***** MATERIAL *****

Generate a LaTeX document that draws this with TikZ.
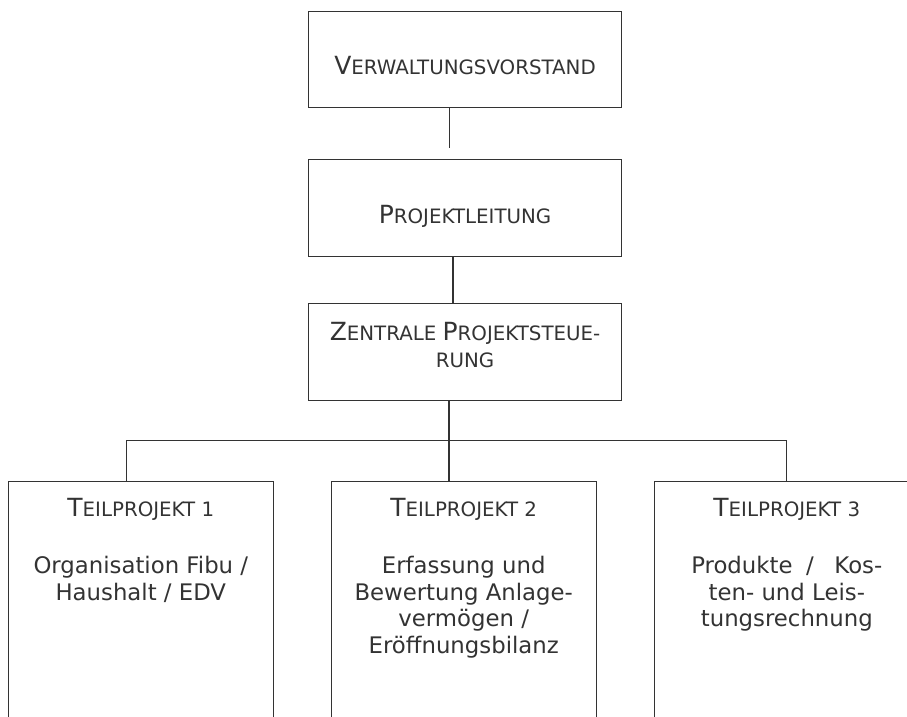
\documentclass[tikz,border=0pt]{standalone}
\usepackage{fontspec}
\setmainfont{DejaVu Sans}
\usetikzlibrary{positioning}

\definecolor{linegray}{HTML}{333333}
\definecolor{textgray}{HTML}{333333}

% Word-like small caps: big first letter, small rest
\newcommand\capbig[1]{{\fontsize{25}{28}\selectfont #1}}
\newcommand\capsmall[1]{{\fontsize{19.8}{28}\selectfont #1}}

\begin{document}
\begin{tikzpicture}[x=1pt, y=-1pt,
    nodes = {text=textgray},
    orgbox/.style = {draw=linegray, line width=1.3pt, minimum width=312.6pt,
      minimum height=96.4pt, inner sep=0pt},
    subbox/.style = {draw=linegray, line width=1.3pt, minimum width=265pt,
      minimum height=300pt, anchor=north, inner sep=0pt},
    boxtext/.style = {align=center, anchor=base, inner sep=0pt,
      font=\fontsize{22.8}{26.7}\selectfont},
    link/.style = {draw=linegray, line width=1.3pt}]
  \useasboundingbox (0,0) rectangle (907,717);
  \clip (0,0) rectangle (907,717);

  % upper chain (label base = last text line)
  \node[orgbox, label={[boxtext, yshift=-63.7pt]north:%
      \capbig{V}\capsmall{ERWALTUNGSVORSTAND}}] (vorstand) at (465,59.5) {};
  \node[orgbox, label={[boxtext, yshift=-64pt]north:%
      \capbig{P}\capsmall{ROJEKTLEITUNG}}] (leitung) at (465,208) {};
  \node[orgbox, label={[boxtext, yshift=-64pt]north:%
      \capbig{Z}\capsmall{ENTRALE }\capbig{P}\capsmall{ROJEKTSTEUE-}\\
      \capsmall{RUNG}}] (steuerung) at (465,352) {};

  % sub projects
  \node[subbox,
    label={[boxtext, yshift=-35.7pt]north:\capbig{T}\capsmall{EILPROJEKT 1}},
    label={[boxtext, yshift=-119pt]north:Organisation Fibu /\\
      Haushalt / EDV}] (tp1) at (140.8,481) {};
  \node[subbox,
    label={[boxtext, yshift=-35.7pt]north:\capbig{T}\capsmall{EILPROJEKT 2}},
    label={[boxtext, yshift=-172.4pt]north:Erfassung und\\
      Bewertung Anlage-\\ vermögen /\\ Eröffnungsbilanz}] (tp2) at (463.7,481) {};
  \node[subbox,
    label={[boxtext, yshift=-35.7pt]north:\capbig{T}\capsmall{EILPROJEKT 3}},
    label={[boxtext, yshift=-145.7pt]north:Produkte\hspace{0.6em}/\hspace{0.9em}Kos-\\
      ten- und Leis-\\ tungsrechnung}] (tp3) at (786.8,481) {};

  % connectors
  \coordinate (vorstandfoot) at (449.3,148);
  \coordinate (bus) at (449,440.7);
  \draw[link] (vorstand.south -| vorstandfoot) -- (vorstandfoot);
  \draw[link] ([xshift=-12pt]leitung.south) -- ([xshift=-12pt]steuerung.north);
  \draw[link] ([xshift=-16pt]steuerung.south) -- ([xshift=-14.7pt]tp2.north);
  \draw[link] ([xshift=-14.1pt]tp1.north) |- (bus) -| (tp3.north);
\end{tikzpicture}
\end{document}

*****

_WRITTEN TASK:_
Repeat only what lies between the start of the data and the end of the line containing "ten- und Leis-\\", exactly, with pictures left out.

_SOLUTION TO THIS PROBLEM:_
Generate a LaTeX document that draws this with TikZ.
\documentclass[tikz,border=0pt]{standalone}
\usepackage{fontspec}
\setmainfont{DejaVu Sans}
\usetikzlibrary{positioning}

\definecolor{linegray}{HTML}{333333}
\definecolor{textgray}{HTML}{333333}

% Word-like small caps: big first letter, small rest
\newcommand\capbig[1]{{\fontsize{25}{28}\selectfont #1}}
\newcommand\capsmall[1]{{\fontsize{19.8}{28}\selectfont #1}}

\begin{document}
\begin{tikzpicture}[x=1pt, y=-1pt,
    nodes = {text=textgray},
    orgbox/.style = {draw=linegray, line width=1.3pt, minimum width=312.6pt,
      minimum height=96.4pt, inner sep=0pt},
    subbox/.style = {draw=linegray, line width=1.3pt, minimum width=265pt,
      minimum height=300pt, anchor=north, inner sep=0pt},
    boxtext/.style = {align=center, anchor=base, inner sep=0pt,
      font=\fontsize{22.8}{26.7}\selectfont},
    link/.style = {draw=linegray, line width=1.3pt}]
  \useasboundingbox (0,0) rectangle (907,717);
  \clip (0,0) rectangle (907,717);

  % upper chain (label base = last text line)
  \node[orgbox, label={[boxtext, yshift=-63.7pt]north:%
      \capbig{V}\capsmall{ERWALTUNGSVORSTAND}}] (vorstand) at (465,59.5) {};
  \node[orgbox, label={[boxtext, yshift=-64pt]north:%
      \capbig{P}\capsmall{ROJEKTLEITUNG}}] (leitung) at (465,208) {};
  \node[orgbox, label={[boxtext, yshift=-64pt]north:%
      \capbig{Z}\capsmall{ENTRALE }\capbig{P}\capsmall{ROJEKTSTEUE-}\\
      \capsmall{RUNG}}] (steuerung) at (465,352) {};

  % sub projects
  \node[subbox,
    label={[boxtext, yshift=-35.7pt]north:\capbig{T}\capsmall{EILPROJEKT 1}},
    label={[boxtext, yshift=-119pt]north:Organisation Fibu /\\
      Haushalt / EDV}] (tp1) at (140.8,481) {};
  \node[subbox,
    label={[boxtext, yshift=-35.7pt]north:\capbig{T}\capsmall{EILPROJEKT 2}},
    label={[boxtext, yshift=-172.4pt]north:Erfassung und\\
      Bewertung Anlage-\\ vermögen /\\ Eröffnungsbilanz}] (tp2) at (463.7,481) {};
  \node[subbox,
    label={[boxtext, yshift=-35.7pt]north:\capbig{T}\capsmall{EILPROJEKT 3}},
    label={[boxtext, yshift=-145.7pt]north:Produkte\hspace{0.6em}/\hspace{0.9em}Kos-\\
      ten- und Leis-\\ tungsrechnung}] (tp3) at (786.8,481) {};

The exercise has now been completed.